Beyonce said she was "nervous" to perform Saturday at Brooklyn's Barclays Center, the house that husband Jay Z helped build and famously christened. Naturally, she had nothing to fear.
In a rollicking set spanning much of her discography, Beyonce lived up to her royal nickname, playing Queen B to an eager audience that was more than happy to indulge her in celebrating herself.
The show was chopped up by pre-filmed scenes and mini-movies, convenient yet intricate mood and tempo shifts that also allowed for the singer to cycle through her many outfits. The always regal clips most often saw the singer in the powder-faced look that accompanied the tour's announcement (a get up that's heavily influenced by Estonian singer Kerli), though the MIA-esque visuals for as of the still unreleased "Grown Woman" were a very welcome reprieve from the palace porn.
Among the few surprises were a rework of "If I Were a Boy" that featured the instantly recognizable strings of The Verve's "Bittersweet Symphony," Beyonce winking and jiggling her underarms when she mentioned her "flaws" and glimpses of dance-trap courtesy of Diplo's "Express Yourself" and Baauer's "Harlem Shake." At one point, she sang over the instrumental to "Clique," a Kanye West, Jay Z and Big Sean song that Jay himself performed eight times during his arena-opening residency.
Before launching into 2004's "Naughty Girl," a sultry Beyonce voiceover accompanied footage of Beyonce dancing in a chair. The topic was sensuality: "This gift can give you power," Beyonce teased. "What will you do with this power? Would you let go? Would you surrender? I can make you surrender."
Indeed. The singer claimed her "seduction" was "exclusive" and that she "chose" the audience as her intended targets on Saturday, a promise that she made good on not so much by offering any over-sexualized, dancing come-ons, but by relentlessly returning to her own "power," as a woman, a vocalist and a standing-in-the-ever-present-wind performer.
Many singers, like Adam Levine and Rihanna, enthrall their fans by making the folks in the crowd believe, if only for a second, that they're the ones being sung about, seduced and desired. Beyonce, on the other hand, impresses by making it abundantly clear -- even while she's writhing around in apparent ecstasy while screaming, "Make love to me!" -- that she is definitely and absolutely not thinking about you.

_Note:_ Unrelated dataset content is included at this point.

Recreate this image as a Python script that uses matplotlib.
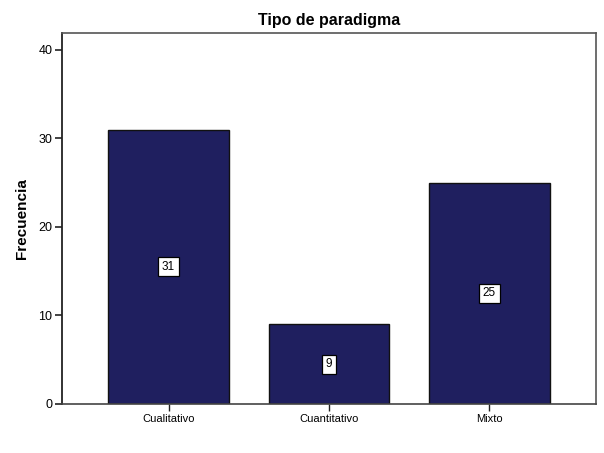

The power comes, in other words, from the emotional honesty of the moment -- she doesn't need to sing for you, because watching her sing for herself, her husband or her daughter is overwhelming enough. At certain points during Saturday's show ("Run the World," "1+1," "Irreplaceable," "Survivor"), Beyonce convincingly lost herself in the moment, re-energizing a crowd that, while certainly excited at the prospect of seeing Destiny's one true child, still needed to be amped up.
Her playful banter with Les Twins, her willingness to take flight from one side of the arena to another and her habit of sticking her microphone in the faces of people least capable of singing transformed what could have been a very impersonal if well-produced Instagram opportunity into a full-fledged experience.
Late in the program, another mini-movie offered a greatest hits version of the singer's life, featuring clips of her kissing both daughter Blue Ivy and Barack Obama, performing at the Super Bowl, laughing with Destiny's Child bandmates Kelly Rowland and Michelle Williams and more. It's a bit odd for a performer to so often remind her fans of all her accomplishments, because these are people who paid a pretty penny to come see her -- they're down with the movement.
But that's also sort of the whole point: A Beyonce concert is a powerful place where everyone believes a singer is a queen because the singer herself believes it more than anyone else. It's a beautiful thing.